## start INFORMATION GIVEN

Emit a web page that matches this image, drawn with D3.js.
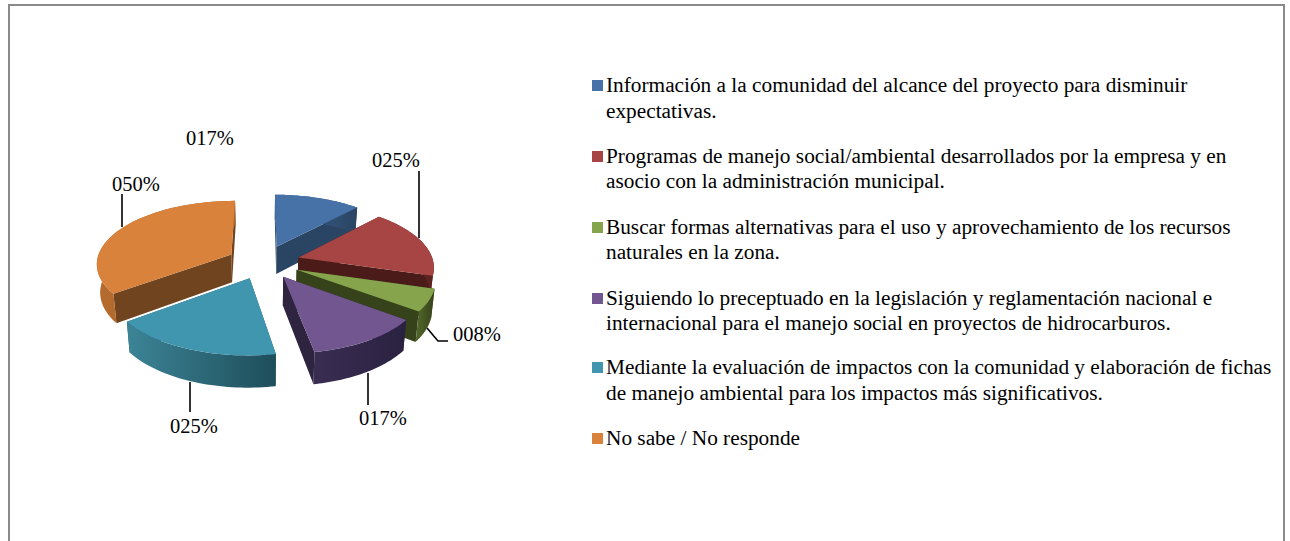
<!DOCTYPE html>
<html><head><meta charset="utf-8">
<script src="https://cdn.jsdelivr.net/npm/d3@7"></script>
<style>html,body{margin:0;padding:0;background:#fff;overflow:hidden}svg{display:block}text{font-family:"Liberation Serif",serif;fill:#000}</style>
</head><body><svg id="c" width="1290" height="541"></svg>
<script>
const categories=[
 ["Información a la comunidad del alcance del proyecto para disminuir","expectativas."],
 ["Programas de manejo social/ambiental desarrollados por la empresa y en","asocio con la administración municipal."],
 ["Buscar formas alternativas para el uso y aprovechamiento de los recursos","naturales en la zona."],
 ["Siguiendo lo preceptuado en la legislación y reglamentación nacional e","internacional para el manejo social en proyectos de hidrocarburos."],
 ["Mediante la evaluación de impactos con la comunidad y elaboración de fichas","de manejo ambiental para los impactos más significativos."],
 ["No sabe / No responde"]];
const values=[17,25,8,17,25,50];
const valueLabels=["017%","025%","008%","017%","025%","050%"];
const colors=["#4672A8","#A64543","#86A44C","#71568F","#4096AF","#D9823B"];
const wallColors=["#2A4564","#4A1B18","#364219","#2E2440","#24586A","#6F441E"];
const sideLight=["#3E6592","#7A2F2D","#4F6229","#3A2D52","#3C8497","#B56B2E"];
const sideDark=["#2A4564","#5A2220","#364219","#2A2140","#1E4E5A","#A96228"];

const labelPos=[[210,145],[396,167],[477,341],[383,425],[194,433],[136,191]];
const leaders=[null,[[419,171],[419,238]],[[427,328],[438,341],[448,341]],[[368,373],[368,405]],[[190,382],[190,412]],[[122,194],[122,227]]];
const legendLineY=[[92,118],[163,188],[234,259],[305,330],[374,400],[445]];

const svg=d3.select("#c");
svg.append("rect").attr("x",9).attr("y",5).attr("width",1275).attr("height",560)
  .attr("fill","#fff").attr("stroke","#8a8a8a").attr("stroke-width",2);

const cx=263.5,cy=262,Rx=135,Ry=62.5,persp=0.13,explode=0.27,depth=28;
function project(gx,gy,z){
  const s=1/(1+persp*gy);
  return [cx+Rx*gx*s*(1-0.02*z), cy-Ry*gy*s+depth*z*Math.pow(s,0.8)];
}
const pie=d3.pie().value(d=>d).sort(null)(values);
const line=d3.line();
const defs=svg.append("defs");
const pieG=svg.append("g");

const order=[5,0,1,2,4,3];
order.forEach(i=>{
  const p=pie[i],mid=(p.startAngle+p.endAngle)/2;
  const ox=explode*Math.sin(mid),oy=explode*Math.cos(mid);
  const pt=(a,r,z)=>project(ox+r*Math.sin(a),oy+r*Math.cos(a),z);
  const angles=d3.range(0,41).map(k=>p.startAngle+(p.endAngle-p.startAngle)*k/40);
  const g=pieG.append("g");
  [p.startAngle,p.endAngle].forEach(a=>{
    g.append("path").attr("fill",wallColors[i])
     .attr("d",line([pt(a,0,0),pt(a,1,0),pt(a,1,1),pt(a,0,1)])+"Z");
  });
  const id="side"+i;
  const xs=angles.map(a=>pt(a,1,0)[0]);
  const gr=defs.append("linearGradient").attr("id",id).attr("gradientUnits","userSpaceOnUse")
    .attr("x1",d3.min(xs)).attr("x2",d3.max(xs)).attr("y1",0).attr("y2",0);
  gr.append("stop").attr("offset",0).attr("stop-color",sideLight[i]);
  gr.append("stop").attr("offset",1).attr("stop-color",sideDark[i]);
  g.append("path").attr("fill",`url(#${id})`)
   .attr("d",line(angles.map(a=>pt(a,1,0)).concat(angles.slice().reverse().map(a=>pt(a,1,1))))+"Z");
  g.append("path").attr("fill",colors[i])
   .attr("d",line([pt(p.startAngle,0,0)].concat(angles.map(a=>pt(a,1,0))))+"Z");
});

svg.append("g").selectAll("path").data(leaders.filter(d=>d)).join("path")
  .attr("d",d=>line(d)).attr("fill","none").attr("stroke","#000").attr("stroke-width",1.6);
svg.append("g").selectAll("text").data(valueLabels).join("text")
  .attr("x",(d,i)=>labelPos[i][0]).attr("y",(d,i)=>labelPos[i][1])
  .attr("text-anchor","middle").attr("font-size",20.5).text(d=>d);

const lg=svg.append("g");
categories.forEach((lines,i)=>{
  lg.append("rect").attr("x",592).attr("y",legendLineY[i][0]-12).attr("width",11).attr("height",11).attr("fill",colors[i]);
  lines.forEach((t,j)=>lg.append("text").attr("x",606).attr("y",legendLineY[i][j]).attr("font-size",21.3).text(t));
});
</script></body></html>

## end INFORMATION GIVEN
## start INFORMATION GIVEN

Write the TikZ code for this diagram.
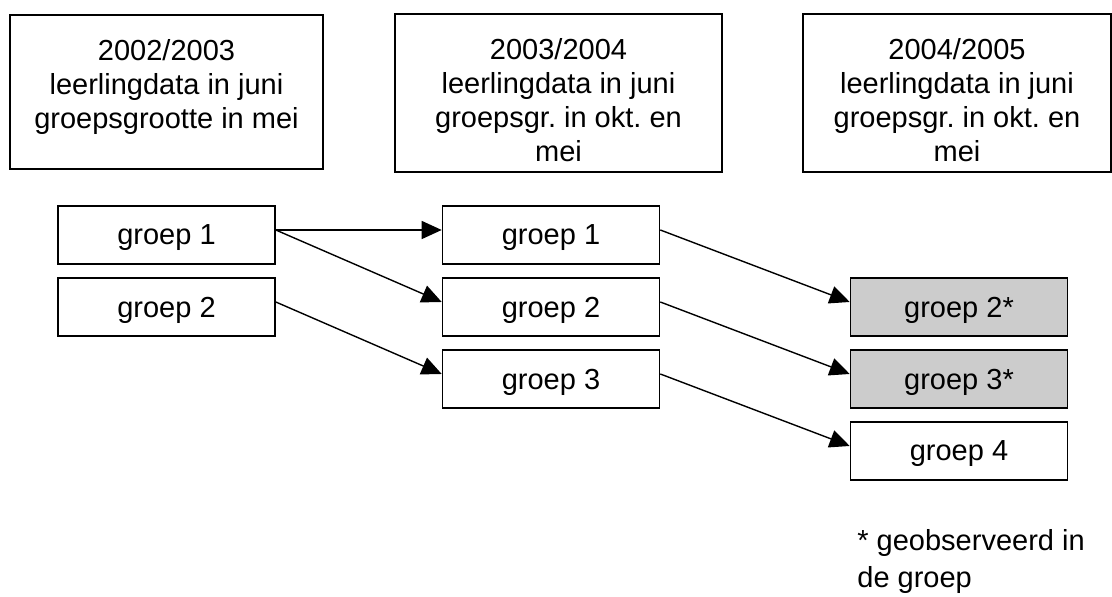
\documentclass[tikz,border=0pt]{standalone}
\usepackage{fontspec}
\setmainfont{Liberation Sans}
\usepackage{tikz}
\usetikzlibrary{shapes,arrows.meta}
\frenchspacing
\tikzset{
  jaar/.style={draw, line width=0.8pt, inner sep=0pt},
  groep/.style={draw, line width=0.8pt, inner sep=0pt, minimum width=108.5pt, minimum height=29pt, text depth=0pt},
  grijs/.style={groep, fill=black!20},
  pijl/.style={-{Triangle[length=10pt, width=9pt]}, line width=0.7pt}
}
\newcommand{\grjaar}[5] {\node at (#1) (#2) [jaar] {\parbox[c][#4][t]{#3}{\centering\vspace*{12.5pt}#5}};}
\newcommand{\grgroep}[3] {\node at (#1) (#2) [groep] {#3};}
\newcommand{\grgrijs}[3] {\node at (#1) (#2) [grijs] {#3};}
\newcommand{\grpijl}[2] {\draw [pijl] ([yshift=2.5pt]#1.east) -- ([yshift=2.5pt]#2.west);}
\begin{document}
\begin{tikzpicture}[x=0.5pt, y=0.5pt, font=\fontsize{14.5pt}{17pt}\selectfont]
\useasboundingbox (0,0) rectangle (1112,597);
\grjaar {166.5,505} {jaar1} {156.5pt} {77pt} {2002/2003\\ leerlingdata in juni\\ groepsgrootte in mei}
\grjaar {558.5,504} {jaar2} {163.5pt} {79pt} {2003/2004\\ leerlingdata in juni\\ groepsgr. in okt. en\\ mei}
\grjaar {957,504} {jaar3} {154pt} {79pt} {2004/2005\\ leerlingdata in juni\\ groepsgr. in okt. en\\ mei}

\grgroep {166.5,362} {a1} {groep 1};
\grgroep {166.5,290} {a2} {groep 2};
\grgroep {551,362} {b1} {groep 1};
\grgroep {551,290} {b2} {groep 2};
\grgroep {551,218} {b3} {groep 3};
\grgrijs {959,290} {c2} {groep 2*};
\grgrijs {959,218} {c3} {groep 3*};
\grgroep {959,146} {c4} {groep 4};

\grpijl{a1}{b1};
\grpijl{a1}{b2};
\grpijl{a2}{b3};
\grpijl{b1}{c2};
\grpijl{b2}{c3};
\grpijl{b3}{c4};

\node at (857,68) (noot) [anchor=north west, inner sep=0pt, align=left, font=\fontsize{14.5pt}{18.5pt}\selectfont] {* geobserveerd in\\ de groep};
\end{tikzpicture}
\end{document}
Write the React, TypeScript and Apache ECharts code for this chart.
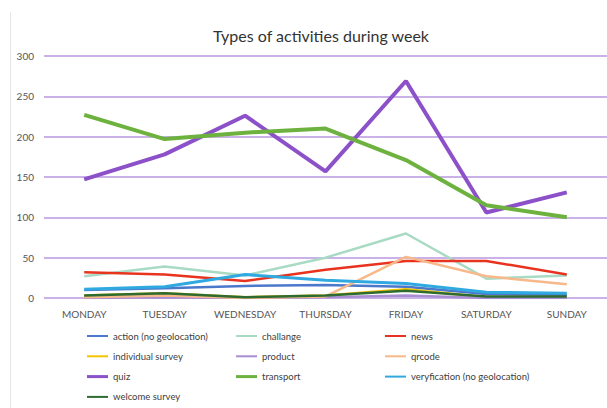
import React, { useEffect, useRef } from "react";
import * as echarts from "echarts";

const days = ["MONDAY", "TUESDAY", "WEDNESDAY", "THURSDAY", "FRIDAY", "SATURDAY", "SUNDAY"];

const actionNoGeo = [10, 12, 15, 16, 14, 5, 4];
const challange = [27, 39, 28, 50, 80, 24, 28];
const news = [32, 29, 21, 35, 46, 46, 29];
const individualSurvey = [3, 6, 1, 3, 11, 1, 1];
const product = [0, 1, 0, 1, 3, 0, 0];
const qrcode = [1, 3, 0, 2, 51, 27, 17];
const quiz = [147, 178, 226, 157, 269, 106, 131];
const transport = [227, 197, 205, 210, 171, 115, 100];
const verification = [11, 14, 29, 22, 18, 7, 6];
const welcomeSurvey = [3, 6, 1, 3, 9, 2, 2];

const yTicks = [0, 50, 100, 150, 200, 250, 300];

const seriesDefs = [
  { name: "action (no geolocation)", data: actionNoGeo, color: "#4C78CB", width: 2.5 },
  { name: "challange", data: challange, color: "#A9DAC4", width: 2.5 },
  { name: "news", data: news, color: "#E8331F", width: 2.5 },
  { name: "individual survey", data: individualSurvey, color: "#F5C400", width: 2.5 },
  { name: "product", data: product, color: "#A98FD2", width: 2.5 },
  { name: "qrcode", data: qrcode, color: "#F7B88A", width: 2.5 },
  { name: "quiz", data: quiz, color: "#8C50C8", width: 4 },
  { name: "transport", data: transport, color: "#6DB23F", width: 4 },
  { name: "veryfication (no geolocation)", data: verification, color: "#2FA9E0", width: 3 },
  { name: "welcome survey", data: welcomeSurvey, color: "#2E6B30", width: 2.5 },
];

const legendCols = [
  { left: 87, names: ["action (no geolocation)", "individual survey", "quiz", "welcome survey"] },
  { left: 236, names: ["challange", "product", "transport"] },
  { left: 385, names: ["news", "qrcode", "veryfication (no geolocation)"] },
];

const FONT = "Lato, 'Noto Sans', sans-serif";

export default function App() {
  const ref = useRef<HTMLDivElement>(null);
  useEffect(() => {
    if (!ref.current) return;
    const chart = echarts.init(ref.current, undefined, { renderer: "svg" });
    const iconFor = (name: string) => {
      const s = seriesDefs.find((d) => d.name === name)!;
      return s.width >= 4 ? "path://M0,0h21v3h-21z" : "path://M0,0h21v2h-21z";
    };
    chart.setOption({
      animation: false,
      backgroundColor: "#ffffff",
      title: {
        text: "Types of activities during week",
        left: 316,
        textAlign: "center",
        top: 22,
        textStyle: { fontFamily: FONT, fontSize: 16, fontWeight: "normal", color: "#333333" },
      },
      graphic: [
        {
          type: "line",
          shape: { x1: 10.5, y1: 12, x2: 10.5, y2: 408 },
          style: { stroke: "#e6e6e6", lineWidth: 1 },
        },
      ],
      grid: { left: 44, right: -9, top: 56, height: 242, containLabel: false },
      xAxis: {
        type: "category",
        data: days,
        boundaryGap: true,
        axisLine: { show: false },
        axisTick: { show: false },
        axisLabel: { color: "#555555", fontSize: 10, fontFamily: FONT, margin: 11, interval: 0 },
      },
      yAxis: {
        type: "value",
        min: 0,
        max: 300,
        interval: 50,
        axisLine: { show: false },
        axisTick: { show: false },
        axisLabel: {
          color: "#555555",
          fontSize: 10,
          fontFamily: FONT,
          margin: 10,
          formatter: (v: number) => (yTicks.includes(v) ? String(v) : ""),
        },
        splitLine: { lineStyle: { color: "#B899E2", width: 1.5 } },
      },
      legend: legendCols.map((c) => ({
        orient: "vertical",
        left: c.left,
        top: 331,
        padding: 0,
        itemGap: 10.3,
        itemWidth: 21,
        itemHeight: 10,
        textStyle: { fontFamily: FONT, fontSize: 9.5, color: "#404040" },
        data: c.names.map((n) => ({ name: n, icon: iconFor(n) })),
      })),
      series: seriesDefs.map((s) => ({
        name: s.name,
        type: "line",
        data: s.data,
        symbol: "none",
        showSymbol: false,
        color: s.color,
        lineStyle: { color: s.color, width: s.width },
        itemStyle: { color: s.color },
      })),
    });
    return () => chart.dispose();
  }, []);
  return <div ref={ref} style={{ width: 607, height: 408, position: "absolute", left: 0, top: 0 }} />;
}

## end INFORMATION GIVEN

*THE REQUEST*
Tell how many lines in the records above contain "this", giving the number and no other words.

*EXPECTED ANSWER*
3